**Aim:**
Transcribe the full listing exactly, and drop every picture.

==== Data ====

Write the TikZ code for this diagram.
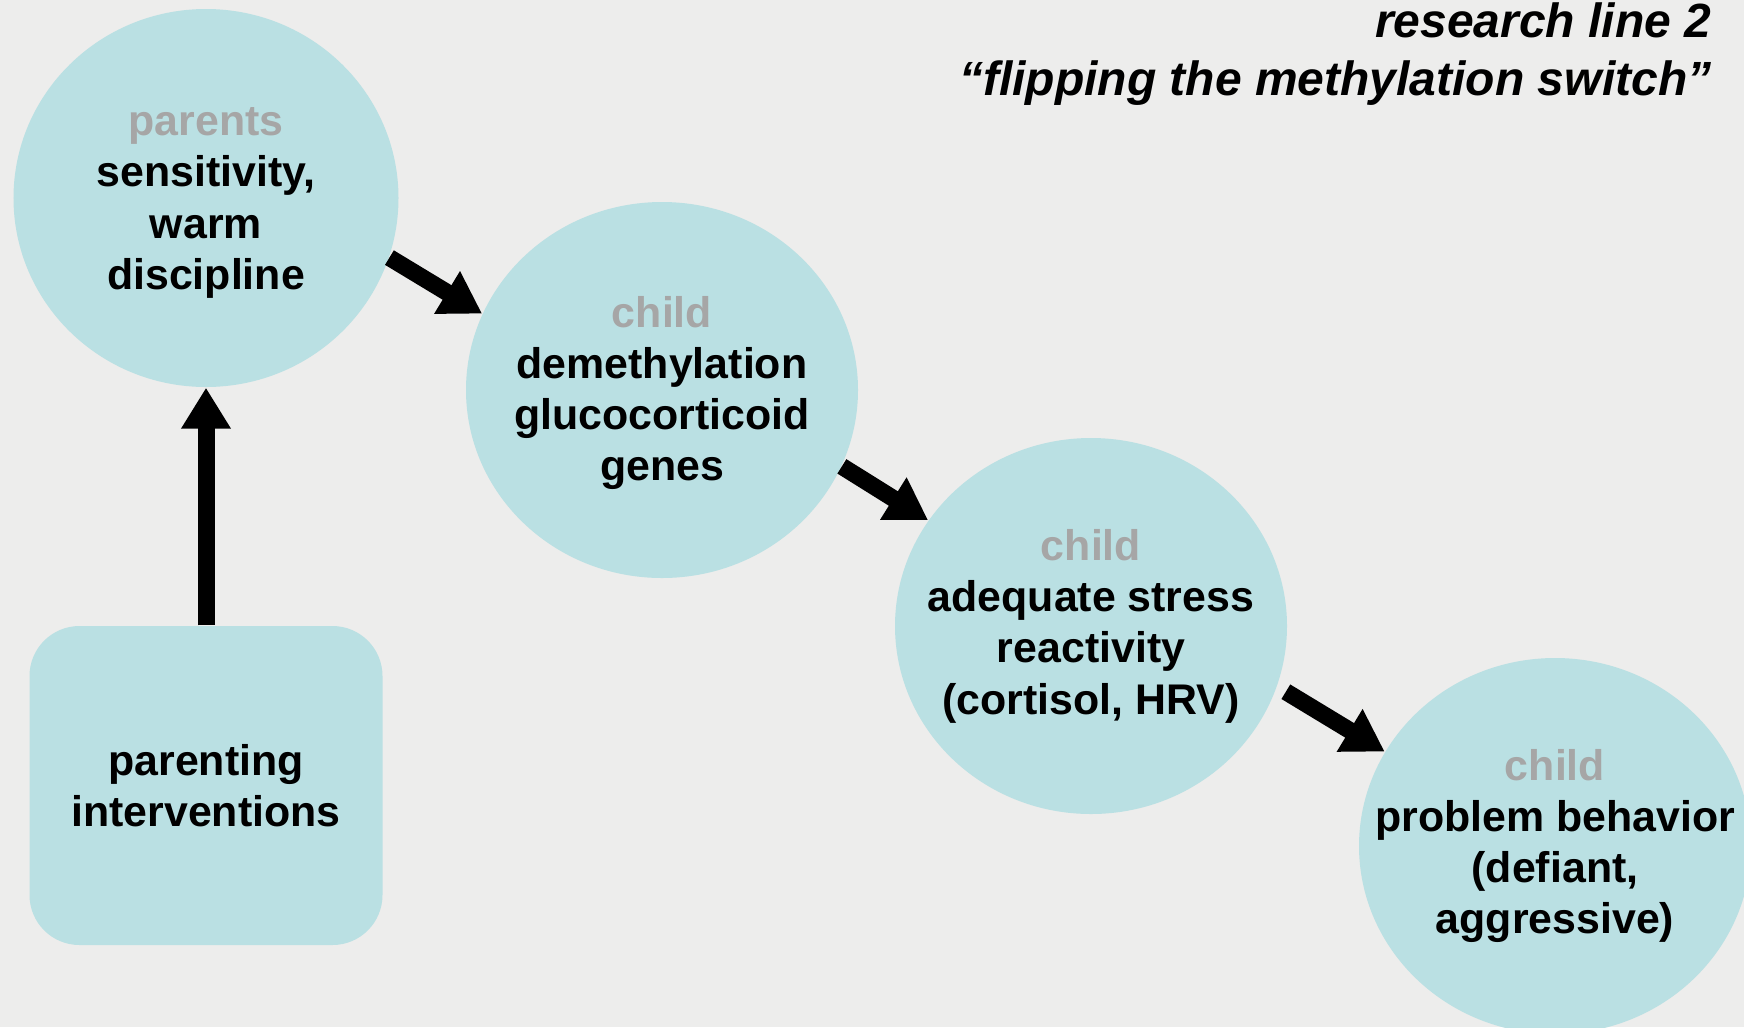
\documentclass[tikz,border=0pt]{standalone}
\usepackage{fontspec}
\setmainfont{Liberation Sans}
\usepackage{xcolor}
\usepackage{tikz}
\usetikzlibrary{positioning, arrows.meta, shapes.geometric}

\definecolor{slidebg}{HTML}{EDEDEC}
\definecolor{bubfill}{HTML}{BAE0E3}
\definecolor{whogray}{HTML}{A6A6A6}

\begin{document}
\begin{tikzpicture}[
  node distance=2cm, on grid,
  bub/.style={
    ellipse, fill=bubfill, minimum width=3.92cm, minimum height=3.76cm,
    inner sep=0pt
  },
  prog/.style={
    rectangle, rounded corners=0.5cm, fill=bubfill,
    minimum width=3.53cm, minimum height=3.19cm, inner sep=0pt
  },
  txt/.style={
    font=\fontsize{12.2}{14.6}\selectfont\bfseries, align=center,
    text=black, inner sep=0pt
  },
  heading/.style={
    font=\fontsize{13.66}{16.5}\selectfont\bfseries\itshape, align=right,
    inner sep=0pt
  },
  arr/.style={-{Triangle[length=0.41cm,width=0.47cm]}, line width=0.17cm},
]
\useasboundingbox (0,0) rectangle (17.44,-10.27);
\clip (0,0) rectangle (17.44,-10.27);
\fill[slidebg] (0,0) rectangle (17.44,-10.27);

% Title
\node[heading, anchor=north east] (title) at (17.12,-0.02) {
  research line 2\\
  ``flipping the methylation switch''
};

% Bubbles
\node[bub, minimum width=3.85cm, minimum height=3.78cm] (parents) at (2.06,-1.98) {};
\node[bub, below right=1.92 and 4.56 of parents] (meth) {};
\node[bub, below right=2.36 and 4.29 of meth] (stress) {};
\node[bub, below right=2.20 and 4.64 of stress] (behav) {};

% Intervention box
\node[prog, below=5.875 of parents] (interv) {};

% Texts
\node[txt] (parentstxt) at ([yshift=-0.05cm]parents) {
  {\color{whogray}parents}\\
  sensitivity,\\
  warm\\
  discipline
};
\node[txt] (methtxt) at ([yshift=-0.03cm]meth) {
  {\color{whogray}child}\\
  demethylation\\
  glucocorticoid\\
  genes
};
\node[txt] (stresstxt) at (stress) {
  {\color{whogray}child}\\
  adequate stress\\
  reactivity\\
  (cortisol, HRV)
};
\node[txt] (behavtxt) at (behav) {
  {\color{whogray}child}\\
  problem behavior\\
  (defiant,\\
  aggressive)
};
\node[txt] (intervtxt) at (interv) {
  parenting\\
  interventions
};

% Arrows
\draw[arr] (interv.north) -- (parents.south);
\draw[arr] (parents.-18) -- (meth.157);
\draw[arr] (meth.-23.5) -- (stress.147);
\draw[arr, shorten <=0.1cm] (stress.-18) -- (behav.151);

\end{tikzpicture}
\end{document}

====

**Written reply:**
Write the TikZ code for this diagram.
\documentclass[tikz,border=0pt]{standalone}
\usepackage{fontspec}
\setmainfont{Liberation Sans}
\usepackage{xcolor}
\usepackage{tikz}
\usetikzlibrary{positioning, arrows.meta, shapes.geometric}

\definecolor{slidebg}{HTML}{EDEDEC}
\definecolor{bubfill}{HTML}{BAE0E3}
\definecolor{whogray}{HTML}{A6A6A6}

\begin{document}
\begin{tikzpicture}[
  node distance=2cm, on grid,
  bub/.style={
    ellipse, fill=bubfill, minimum width=3.92cm, minimum height=3.76cm,
    inner sep=0pt
  },
  prog/.style={
    rectangle, rounded corners=0.5cm, fill=bubfill,
    minimum width=3.53cm, minimum height=3.19cm, inner sep=0pt
  },
  txt/.style={
    font=\fontsize{12.2}{14.6}\selectfont\bfseries, align=center,
    text=black, inner sep=0pt
  },
  heading/.style={
    font=\fontsize{13.66}{16.5}\selectfont\bfseries\itshape, align=right,
    inner sep=0pt
  },
  arr/.style={-{Triangle[length=0.41cm,width=0.47cm]}, line width=0.17cm},
]
\useasboundingbox (0,0) rectangle (17.44,-10.27);
\clip (0,0) rectangle (17.44,-10.27);
\fill[slidebg] (0,0) rectangle (17.44,-10.27);

% Title
\node[heading, anchor=north east] (title) at (17.12,-0.02) {
  research line 2\\
  ``flipping the methylation switch''
};

% Bubbles
\node[bub, minimum width=3.85cm, minimum height=3.78cm] (parents) at (2.06,-1.98) {};
\node[bub, below right=1.92 and 4.56 of parents] (meth) {};
\node[bub, below right=2.36 and 4.29 of meth] (stress) {};
\node[bub, below right=2.20 and 4.64 of stress] (behav) {};

% Intervention box
\node[prog, below=5.875 of parents] (interv) {};

% Texts
\node[txt] (parentstxt) at ([yshift=-0.05cm]parents) {
  {\color{whogray}parents}\\
  sensitivity,\\
  warm\\
  discipline
};
\node[txt] (methtxt) at ([yshift=-0.03cm]meth) {
  {\color{whogray}child}\\
  demethylation\\
  glucocorticoid\\
  genes
};
\node[txt] (stresstxt) at (stress) {
  {\color{whogray}child}\\
  adequate stress\\
  reactivity\\
  (cortisol, HRV)
};
\node[txt] (behavtxt) at (behav) {
  {\color{whogray}child}\\
  problem behavior\\
  (defiant,\\
  aggressive)
};
\node[txt] (intervtxt) at (interv) {
  parenting\\
  interventions
};

% Arrows
\draw[arr] (interv.north) -- (parents.south);
\draw[arr] (parents.-18) -- (meth.157);
\draw[arr] (meth.-23.5) -- (stress.147);
\draw[arr, shorten <=0.1cm] (stress.-18) -- (behav.151);

\end{tikzpicture}
\end{document}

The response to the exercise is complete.